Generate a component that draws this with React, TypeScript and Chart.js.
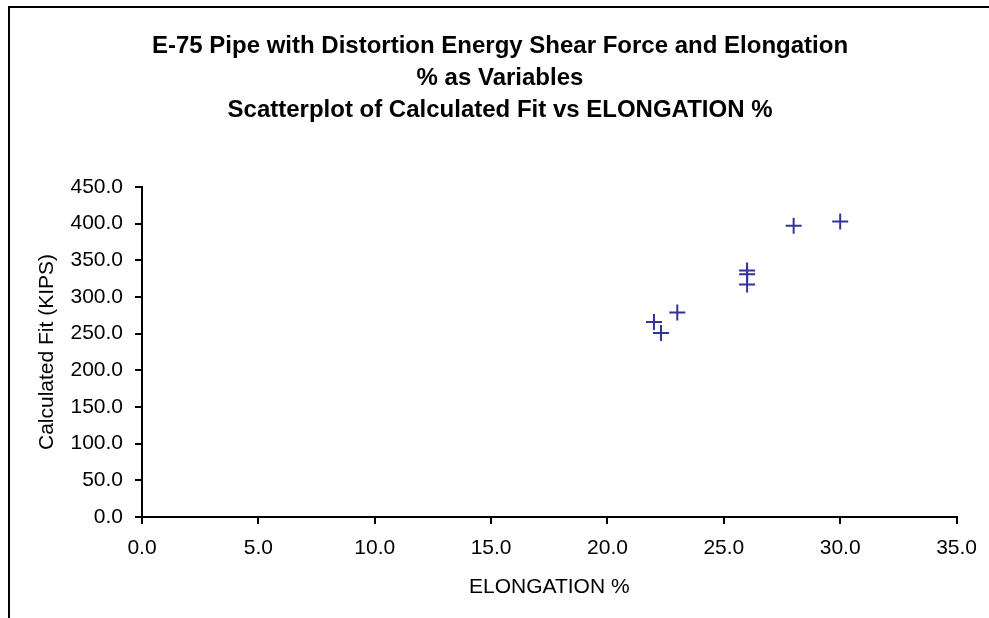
import React, { useEffect, useRef } from "react";
import { Chart, registerables } from "chart.js";

Chart.register(...registerables);

const titleLines = [
  "E-75 Pipe with Distortion Energy Shear Force and Elongation",
  "% as Variables",
  "Scatterplot of Calculated Fit vs ELONGATION %",
];
const xTitle = "ELONGATION %";
const yTitle = "Calculated Fit (KIPS)";

const elongation = [22, 22.3, 23, 26, 26, 26, 28, 30];
const calculatedFit = [266, 251, 279, 336, 331, 317, 397, 403];

const xMin = 0, xMax = 35, xStep = 5;
const yMin = 0, yMax = 450, yStep = 50;

const FONT = "'Liberation Sans', Arial, Helvetica, sans-serif";

const borderPlugin = {
  id: "outerBorder",
  beforeDraw(chart: any) {
    const ctx = chart.ctx;
    ctx.save();
    ctx.fillStyle = "#ffffff";
    ctx.fillRect(0, 0, chart.width, chart.height);
    ctx.strokeStyle = "#000000";
    ctx.lineWidth = 2;
    ctx.beginPath();
    ctx.moveTo(9, chart.height);
    ctx.lineTo(9, 7);
    ctx.lineTo(chart.width, 7);
    ctx.stroke();
    ctx.restore();
  },
};

export default function App() {
  const ref = useRef<HTMLCanvasElement | null>(null);

  useEffect(() => {
    if (!ref.current) return;
    const points = elongation.map((x, i) => ({ x, y: calculatedFit[i] }));
    const chart = new Chart(ref.current, {
      type: "scatter",
      data: {
        datasets: [
          {
            label: "Calculated Fit",
            data: points,
            pointStyle: "cross",
            pointRadius: 8,
            pointBorderWidth: 2,
            borderColor: "#333399",
            backgroundColor: "#333399",
            pointHoverRadius: 8,
          },
        ],
      },
      options: {
        responsive: false,
        animation: false,
        layout: { padding: { top: 0, right: 32, bottom: 0, left: 43 } },
        plugins: {
          legend: { display: false },
          tooltip: { enabled: false },
          title: {
            display: true,
            text: titleLines,
            color: "#000000",
            font: { family: FONT, size: 24, weight: "bold", lineHeight: 1.333 },
            padding: { top: 30, bottom: 61 },
          },
        },
        scales: {
          x: {
            type: "linear",
            min: xMin,
            max: xMax,
            afterFit: (s: any) => {
              s.height = 101;
            },
            ticks: {
              stepSize: xStep,
              color: "#000000",
              padding: 12,
              maxRotation: 0,
              font: { family: FONT, size: 21 },
              callback: (v: any) => Number(v).toFixed(1),
            },
            grid: {
              drawOnChartArea: false,
              drawTicks: true,
              tickLength: 7,
              color: "#000000",
              lineWidth: 2,
            },
            border: { display: true, color: "#000000", width: 2 },
            title: {
              display: true,
              text: xTitle,
              color: "#000000",
              font: { family: FONT, size: 21, lineHeight: 1.2 },
              padding: { top: 0, bottom: 18 },
            },
          },
          y: {
            type: "linear",
            min: yMin,
            max: yMax,
            afterFit: (s: any) => {
              s.width = 99;
            },
            ticks: {
              stepSize: yStep,
              color: "#000000",
              padding: 12,
              font: { family: FONT, size: 21 },
              callback: (v: any) => Number(v).toFixed(1),
            },
            grid: {
              drawOnChartArea: false,
              drawTicks: true,
              tickLength: 7,
              color: "#000000",
              lineWidth: 2,
            },
            border: { display: true, color: "#000000", width: 2 },
            title: {
              display: true,
              text: yTitle,
              color: "#000000",
              font: { family: FONT, size: 21, lineHeight: 1.2 },
              padding: { top: -8.6, bottom: 0 },
            },
          },
        },
      },
      plugins: [borderPlugin],
    });
    return () => chart.destroy();
  }, []);

  return (
    <canvas
      ref={ref}
      width={989}
      height={618}
      style={{ position: "absolute", left: 0, top: 0, display: "block" }}
    />
  );
}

+-------+

→ DO THIS:
Pictures are excluded; extract exactly the lines from the start of the data through the line that holds "const ref = useRef<HTMLCanvasElement", both ends included.

→ RESPONSE TO THE EXERCISE:
Generate a component that draws this with React, TypeScript and Chart.js.
import React, { useEffect, useRef } from "react";
import { Chart, registerables } from "chart.js";

Chart.register(...registerables);

const titleLines = [
  "E-75 Pipe with Distortion Energy Shear Force and Elongation",
  "% as Variables",
  "Scatterplot of Calculated Fit vs ELONGATION %",
];
const xTitle = "ELONGATION %";
const yTitle = "Calculated Fit (KIPS)";

const elongation = [22, 22.3, 23, 26, 26, 26, 28, 30];
const calculatedFit = [266, 251, 279, 336, 331, 317, 397, 403];

const xMin = 0, xMax = 35, xStep = 5;
const yMin = 0, yMax = 450, yStep = 50;

const FONT = "'Liberation Sans', Arial, Helvetica, sans-serif";

const borderPlugin = {
  id: "outerBorder",
  beforeDraw(chart: any) {
    const ctx = chart.ctx;
    ctx.save();
    ctx.fillStyle = "#ffffff";
    ctx.fillRect(0, 0, chart.width, chart.height);
    ctx.strokeStyle = "#000000";
    ctx.lineWidth = 2;
    ctx.beginPath();
    ctx.moveTo(9, chart.height);
    ctx.lineTo(9, 7);
    ctx.lineTo(chart.width, 7);
    ctx.stroke();
    ctx.restore();
  },
};

export default function App() {
  const ref = useRef<HTMLCanvasElement | null>(null);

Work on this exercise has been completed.